►

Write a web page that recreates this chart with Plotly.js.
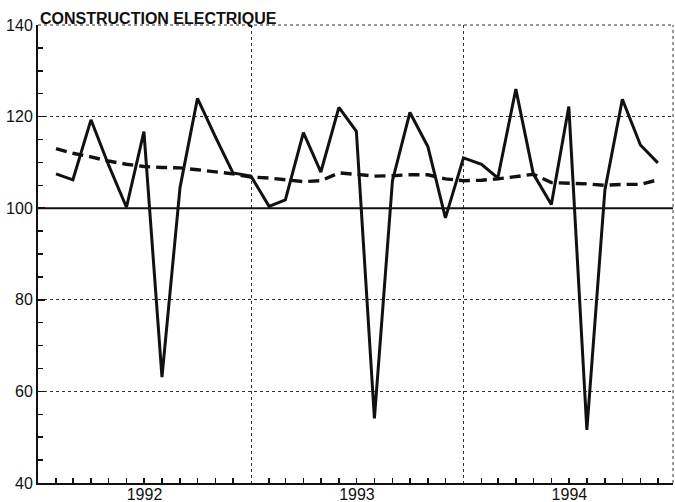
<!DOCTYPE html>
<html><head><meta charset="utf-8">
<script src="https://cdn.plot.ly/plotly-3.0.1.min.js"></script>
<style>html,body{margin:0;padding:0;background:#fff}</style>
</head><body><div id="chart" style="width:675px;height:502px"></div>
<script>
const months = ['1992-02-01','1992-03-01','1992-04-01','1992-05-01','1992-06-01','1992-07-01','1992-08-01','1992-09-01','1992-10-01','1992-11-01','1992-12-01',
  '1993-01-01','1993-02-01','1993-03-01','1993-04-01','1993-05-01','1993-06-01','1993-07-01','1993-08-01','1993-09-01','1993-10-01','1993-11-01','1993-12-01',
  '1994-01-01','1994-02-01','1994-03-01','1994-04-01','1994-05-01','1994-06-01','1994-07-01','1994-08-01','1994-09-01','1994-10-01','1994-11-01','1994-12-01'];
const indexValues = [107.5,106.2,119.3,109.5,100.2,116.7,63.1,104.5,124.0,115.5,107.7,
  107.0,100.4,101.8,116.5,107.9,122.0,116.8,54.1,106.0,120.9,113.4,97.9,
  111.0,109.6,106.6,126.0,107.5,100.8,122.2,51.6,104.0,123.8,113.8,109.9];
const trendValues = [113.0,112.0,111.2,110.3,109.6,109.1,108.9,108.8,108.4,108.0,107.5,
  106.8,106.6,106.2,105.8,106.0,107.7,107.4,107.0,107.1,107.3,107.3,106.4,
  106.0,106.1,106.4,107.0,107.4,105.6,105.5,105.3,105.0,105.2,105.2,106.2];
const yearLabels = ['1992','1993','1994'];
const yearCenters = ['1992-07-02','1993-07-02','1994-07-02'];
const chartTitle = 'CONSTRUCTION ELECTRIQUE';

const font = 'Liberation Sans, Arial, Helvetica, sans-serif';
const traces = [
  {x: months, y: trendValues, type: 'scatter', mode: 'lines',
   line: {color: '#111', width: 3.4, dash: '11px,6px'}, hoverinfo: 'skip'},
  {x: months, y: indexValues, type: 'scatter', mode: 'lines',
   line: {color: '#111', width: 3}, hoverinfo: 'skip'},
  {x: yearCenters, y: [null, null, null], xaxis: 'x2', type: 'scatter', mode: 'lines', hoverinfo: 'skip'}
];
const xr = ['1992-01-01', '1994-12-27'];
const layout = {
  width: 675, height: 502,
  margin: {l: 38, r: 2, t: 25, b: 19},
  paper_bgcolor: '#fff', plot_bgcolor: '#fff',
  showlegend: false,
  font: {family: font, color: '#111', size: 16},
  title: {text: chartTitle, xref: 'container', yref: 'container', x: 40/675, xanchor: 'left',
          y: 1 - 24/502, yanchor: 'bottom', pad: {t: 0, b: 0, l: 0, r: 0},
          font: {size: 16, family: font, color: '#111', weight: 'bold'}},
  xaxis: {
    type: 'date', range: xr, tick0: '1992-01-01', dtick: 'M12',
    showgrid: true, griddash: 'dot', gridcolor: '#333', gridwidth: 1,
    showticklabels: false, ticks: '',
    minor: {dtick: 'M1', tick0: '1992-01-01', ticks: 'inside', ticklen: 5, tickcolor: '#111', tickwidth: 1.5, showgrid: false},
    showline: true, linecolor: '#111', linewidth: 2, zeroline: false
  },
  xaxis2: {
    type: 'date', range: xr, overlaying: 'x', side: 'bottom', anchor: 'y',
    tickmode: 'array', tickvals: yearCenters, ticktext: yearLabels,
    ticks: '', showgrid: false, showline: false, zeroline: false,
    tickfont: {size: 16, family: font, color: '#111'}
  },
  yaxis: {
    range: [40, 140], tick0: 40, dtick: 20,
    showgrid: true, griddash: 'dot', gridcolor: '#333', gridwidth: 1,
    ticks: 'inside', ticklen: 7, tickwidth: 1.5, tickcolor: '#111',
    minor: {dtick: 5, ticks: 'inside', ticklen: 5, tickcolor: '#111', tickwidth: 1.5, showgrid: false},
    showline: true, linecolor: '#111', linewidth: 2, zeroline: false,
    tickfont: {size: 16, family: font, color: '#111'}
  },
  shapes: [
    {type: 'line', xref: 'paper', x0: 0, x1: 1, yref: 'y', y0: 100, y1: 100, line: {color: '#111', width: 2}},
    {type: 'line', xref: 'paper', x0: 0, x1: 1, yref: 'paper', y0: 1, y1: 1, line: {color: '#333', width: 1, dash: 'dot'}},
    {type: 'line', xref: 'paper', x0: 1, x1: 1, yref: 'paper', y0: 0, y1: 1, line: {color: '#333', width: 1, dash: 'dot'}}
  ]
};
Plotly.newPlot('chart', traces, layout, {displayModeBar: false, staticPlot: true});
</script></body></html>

◄
►

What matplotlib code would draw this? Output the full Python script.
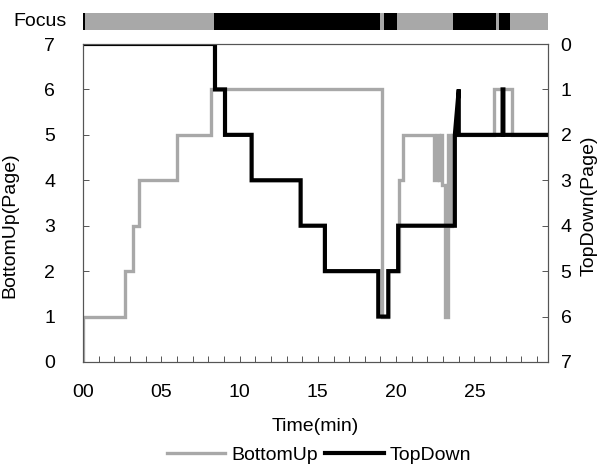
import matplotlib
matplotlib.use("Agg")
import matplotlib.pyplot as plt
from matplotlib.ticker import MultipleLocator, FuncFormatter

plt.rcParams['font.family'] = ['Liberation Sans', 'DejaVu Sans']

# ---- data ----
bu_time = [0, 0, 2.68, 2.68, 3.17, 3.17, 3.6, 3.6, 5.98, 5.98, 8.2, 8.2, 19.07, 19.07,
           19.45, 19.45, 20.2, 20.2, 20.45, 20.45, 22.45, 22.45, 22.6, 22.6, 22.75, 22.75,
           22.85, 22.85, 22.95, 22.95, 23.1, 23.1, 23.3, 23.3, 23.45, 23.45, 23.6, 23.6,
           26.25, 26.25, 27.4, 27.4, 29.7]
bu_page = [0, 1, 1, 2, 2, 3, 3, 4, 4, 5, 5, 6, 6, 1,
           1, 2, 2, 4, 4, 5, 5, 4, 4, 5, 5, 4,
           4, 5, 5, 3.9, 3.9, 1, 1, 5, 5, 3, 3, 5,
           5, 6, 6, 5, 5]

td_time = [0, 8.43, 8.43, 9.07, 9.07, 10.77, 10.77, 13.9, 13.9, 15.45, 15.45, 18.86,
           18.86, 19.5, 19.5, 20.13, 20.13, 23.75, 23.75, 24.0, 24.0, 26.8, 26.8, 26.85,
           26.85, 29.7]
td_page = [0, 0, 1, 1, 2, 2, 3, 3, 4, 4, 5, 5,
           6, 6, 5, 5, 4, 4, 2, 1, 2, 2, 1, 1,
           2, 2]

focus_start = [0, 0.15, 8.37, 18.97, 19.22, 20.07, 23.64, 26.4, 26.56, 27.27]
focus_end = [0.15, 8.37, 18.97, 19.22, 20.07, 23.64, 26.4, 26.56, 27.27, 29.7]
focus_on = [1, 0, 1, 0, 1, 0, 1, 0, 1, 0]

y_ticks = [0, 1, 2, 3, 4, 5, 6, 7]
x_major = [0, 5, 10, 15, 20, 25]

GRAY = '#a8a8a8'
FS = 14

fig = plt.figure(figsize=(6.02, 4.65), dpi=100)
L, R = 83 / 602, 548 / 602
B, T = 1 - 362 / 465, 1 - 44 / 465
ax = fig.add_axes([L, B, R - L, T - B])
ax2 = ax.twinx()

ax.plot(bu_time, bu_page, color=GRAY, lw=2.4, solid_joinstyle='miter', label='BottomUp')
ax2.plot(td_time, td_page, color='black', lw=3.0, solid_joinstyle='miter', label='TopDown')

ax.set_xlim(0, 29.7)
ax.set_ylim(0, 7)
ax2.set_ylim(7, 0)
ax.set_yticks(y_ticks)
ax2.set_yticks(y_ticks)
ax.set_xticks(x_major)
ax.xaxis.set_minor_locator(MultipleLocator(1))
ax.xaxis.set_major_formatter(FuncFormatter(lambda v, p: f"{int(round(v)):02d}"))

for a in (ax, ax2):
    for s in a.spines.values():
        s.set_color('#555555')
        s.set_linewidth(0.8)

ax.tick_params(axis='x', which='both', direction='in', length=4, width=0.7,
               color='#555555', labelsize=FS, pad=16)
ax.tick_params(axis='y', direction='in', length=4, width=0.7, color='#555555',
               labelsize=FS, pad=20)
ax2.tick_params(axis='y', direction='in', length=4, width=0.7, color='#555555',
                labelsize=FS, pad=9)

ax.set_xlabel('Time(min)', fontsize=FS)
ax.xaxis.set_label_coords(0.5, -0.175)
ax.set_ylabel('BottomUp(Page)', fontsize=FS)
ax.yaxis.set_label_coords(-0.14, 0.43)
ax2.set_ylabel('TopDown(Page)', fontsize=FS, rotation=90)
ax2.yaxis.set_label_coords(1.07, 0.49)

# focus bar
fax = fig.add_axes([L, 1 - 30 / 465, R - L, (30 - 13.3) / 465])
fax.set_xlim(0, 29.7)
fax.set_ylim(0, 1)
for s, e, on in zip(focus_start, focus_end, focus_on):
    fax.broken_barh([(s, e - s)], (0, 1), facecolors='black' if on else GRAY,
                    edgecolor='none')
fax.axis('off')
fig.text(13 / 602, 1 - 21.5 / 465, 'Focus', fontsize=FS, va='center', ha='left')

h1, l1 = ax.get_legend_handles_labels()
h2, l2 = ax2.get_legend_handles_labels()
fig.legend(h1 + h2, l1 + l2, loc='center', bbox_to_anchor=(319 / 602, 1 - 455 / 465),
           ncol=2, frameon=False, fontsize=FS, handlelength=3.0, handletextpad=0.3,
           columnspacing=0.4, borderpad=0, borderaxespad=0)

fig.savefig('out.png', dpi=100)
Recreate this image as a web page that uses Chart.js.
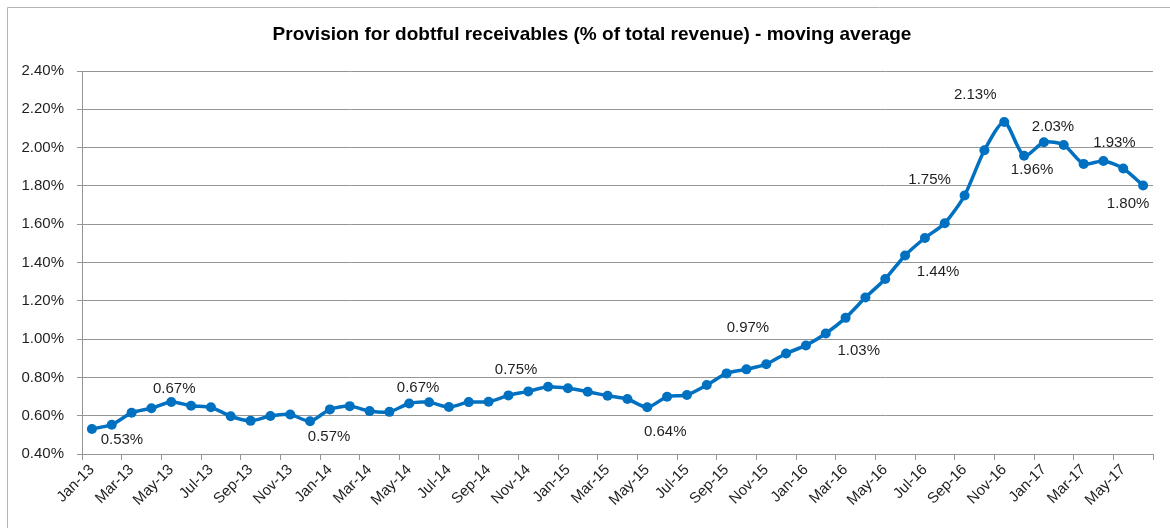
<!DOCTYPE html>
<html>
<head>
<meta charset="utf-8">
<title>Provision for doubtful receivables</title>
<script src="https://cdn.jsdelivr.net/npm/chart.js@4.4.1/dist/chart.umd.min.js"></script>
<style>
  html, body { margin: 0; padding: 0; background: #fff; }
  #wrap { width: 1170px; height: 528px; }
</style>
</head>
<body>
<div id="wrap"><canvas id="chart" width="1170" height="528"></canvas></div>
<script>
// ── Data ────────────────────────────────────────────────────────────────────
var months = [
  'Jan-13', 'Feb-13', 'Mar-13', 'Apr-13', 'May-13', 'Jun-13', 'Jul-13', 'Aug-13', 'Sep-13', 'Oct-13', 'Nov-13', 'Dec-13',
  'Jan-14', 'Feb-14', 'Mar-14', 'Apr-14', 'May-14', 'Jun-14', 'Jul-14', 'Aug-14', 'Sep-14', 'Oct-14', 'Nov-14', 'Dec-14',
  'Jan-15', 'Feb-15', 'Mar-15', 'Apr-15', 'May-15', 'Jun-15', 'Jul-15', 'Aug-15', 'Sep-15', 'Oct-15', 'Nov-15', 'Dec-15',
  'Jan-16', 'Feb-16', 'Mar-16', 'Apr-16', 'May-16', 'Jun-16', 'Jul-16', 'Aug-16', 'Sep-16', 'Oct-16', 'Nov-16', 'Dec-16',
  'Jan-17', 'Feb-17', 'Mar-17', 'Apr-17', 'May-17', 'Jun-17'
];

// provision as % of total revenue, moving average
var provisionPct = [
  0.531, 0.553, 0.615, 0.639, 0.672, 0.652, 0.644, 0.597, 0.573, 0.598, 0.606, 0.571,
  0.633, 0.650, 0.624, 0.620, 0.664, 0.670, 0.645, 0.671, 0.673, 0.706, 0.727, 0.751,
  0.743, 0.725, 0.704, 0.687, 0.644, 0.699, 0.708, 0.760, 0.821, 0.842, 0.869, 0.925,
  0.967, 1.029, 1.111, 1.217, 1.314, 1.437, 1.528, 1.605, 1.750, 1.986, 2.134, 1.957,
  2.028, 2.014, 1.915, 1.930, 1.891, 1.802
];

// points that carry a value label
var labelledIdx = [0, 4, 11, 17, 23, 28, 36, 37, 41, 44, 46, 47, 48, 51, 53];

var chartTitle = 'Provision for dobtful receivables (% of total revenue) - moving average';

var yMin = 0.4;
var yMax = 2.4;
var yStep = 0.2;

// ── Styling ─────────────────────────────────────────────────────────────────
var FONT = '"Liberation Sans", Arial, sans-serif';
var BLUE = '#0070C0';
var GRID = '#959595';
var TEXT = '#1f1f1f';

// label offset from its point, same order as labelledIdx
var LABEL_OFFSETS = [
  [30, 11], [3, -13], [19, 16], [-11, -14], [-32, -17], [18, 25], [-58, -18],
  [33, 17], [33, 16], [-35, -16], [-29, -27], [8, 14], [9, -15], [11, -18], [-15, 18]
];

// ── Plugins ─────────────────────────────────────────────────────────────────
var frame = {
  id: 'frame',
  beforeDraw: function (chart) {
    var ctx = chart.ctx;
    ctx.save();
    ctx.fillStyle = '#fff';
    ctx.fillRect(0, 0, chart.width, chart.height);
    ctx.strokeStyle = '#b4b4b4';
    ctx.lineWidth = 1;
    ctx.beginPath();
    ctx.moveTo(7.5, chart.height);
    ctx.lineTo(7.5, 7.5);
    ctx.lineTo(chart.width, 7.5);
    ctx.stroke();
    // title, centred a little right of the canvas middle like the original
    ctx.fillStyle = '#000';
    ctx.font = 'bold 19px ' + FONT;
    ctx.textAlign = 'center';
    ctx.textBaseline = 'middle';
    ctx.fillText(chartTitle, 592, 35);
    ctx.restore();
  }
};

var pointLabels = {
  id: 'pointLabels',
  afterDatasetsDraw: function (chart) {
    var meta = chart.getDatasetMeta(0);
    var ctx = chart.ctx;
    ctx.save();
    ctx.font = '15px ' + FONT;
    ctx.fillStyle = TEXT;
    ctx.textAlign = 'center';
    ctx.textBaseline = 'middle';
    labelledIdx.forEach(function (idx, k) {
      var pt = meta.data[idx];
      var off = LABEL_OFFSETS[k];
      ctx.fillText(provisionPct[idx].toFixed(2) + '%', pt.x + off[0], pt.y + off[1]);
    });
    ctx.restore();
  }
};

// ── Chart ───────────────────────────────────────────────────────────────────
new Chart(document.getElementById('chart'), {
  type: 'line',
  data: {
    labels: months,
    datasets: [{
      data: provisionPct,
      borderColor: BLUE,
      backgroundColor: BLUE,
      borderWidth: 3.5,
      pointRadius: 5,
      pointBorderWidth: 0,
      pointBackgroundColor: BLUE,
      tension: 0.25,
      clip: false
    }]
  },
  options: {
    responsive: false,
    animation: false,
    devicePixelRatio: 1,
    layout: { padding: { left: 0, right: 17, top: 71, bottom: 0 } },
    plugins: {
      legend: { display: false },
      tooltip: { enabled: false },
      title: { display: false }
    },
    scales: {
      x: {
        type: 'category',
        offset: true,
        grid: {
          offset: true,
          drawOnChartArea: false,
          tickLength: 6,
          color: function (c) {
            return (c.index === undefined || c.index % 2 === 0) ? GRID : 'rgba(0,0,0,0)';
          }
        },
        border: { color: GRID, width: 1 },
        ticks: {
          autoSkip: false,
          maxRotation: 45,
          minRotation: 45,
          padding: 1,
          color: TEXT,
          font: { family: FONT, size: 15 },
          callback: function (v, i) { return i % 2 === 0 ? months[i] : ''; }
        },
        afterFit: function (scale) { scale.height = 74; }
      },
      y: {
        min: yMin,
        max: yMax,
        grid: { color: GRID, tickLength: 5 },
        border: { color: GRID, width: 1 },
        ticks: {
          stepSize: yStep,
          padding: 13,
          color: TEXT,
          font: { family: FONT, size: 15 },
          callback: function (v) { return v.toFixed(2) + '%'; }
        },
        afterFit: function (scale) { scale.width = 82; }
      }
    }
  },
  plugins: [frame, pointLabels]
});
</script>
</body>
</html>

◄

DIRECTIVE:
Return the lines of the records that include the string "matplotlib".

RESPONSE:
What matplotlib code would draw this? Output the full Python script.
import matplotlib
matplotlib.use("Agg")
import matplotlib.pyplot as plt
from matplotlib.ticker import MultipleLocator, FuncFormatter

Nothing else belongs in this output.